As someone who helped plan the day, it was important to me and everyone else that us being silent wouldn’t go unnoticed and that people would not only learn about silenced groups of LGBTQ people, but also be moved to help. With over 50 people being silent, raising over $600 dollars, hearing from everyone that they had at least one class with a silent teacher or academic focus, and having a wall of sticky notes in the dining hall, it really was an all school event! Those who couldn’t or didn’t want to be silent could still wear a t-shirt in support, with the funds going towards donations. Our director of communications, Madeline Bergstrom, said, "I wore a Day of Silence t-shirt to show my solidarity.

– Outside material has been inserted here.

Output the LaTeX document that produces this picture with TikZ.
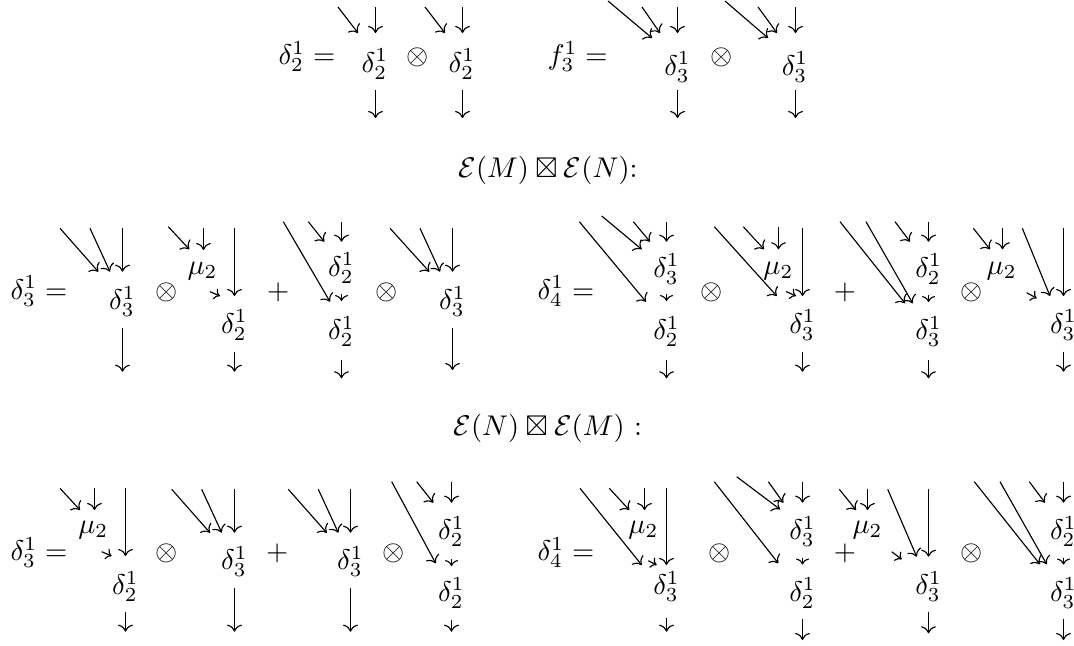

I want a better world for my kids and for all our students." I hope that at some point during the day everyone felt some sense of solidarity.
One of the GSA members who was silent all day told me afterward, "It was hard not saying hi or thank you to people. One person held open a door for me and as I went through, said, 'Don’t worry, I know, you’re welcome.'"
To me, that shows how everyone not only was aware but was active in the Day of Silence. At our Gender Sexuality Alliance (GSA) meeting the next day, we talked about how we felt being silent ourselves for the day and how to become allies for those who are silenced in their lives. The charity we donated to was Advocates for Youth, which educates and empowers youth around sexuality, gender, and sexual health.
"I was happy to participate in the Day of Silence because I believe in the student-driven aspect of it," said Art Department Chair Lisa McNealus, "and I believe that we all should be able to live in peace, side by side, even with our abundant differences. As they say, if everyone liked vanilla, the world would be a boring place."
Below are some of the things people wrote on sticky notes throughout the day about why they are silent or an ally, or how the day had affected them. All of the notes were read at Formal Meal during the traditional breaking-of-silence scream. The wall read “I am Silent because…”
“To stand in solidarity”
“Because people are reaching out for support”
“Growing up is hard enough. Growing up in silence is even more painful. Let’s stop the silence!”
“The rates of teen suicide are still on the rise”
“To bring awareness to a blissfully unaware society”
“Everyone deserves to have a voice”
“Not everyone is lucky enough to get a choice about their silence”
“Talk is cheap, I learned a lot more in the silence. Taking a step back I somehow moved forwards”
“So I can speak for people who can’t”
“Support is everything”
“A generation that supports each other and is helping to teach and change beliefs that are no longer valid”
“For all the years my brother felt alone”
“For all the people who feel as though they can’t speak”
“Because when I was assaulted that's what I was forced to do” #metoo
“For my friends and because I’m sick of being forced to be quiet”
“I am silently in awe of a new generation, one with courage and conviction”
“There are people who don’t feel comfortable speaking for themselves”
“Silence helps me think about myself clearly and for the people that are forced to be silent”
“Because my silence wasn’t always a choice”
To me and everyone I have talked to, the day was a success. We have begun talking about projects to involve the community more in what the GSA does and different ways we can create a safe community for LGBTQ students. Most importantly, we have put the message out to the school that LGBTQ people and allies are everyone. They are on every sports team, from every country and state, working in each department and most importantly, they are your friends.